Real-Time Optimal Energy Management of Heavy Duty Hybrid Electric Vehicles

The performance of energy flow management strategies is essential for the success of hybrid electric vehicles (HEVs), which are considered amongst the most promising solutions for improving fuel economy as well as reducing exhaust emissions. The heavy duty HEVs engaged in cycles characterized by start-stop configuration has attracted widely interests, especially in off-road applications. In this paper, a fuzzy equivalent consumption minimization strategy (F-ECMS) is proposed as an intelligent real-time energy management solution for heavy duty HEVs. The online optimization problem is formulated as minimizing a cost function, in terms of weighted fuel power and electrical power. A fuzzy rule-based approach is applied on the weight tuning within the cost function, with respect to the variations of the battery state-of-charge (SOC) and elapsed time.
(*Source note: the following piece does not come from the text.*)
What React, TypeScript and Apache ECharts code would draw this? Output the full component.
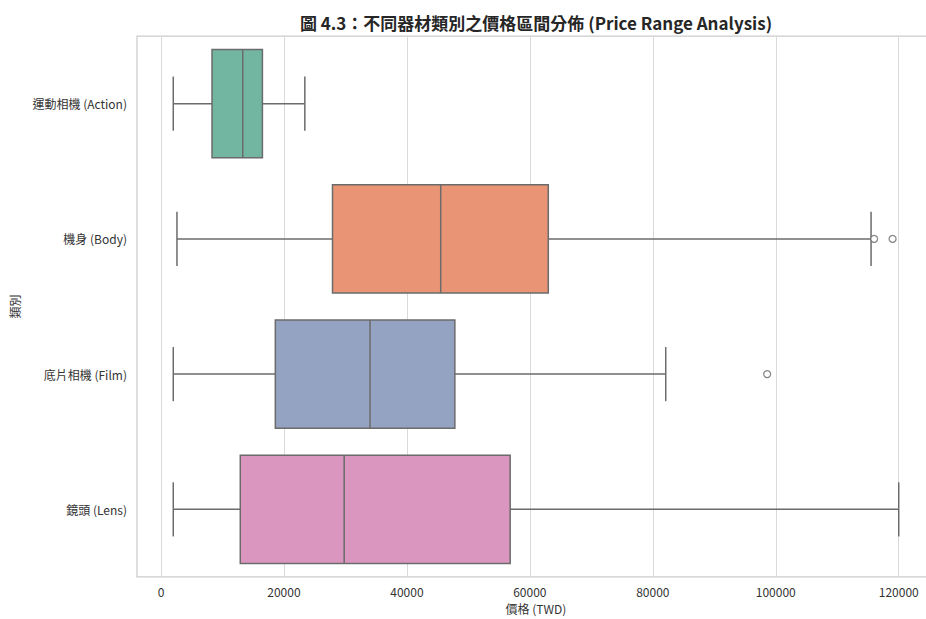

Comparing with traditional real-time supervisory control strategies, the proposed F-ECMS is more robust to the test environments with rapid dynamics. The proposed method is validated via simulation under two transient test cycles, with the fuel economy benefits of 4.43% and 6.44%, respectively. The F-ECMS shows better performance than the telemetry ECMS (T-ECMS), in terms of the sustainability of battery SOC.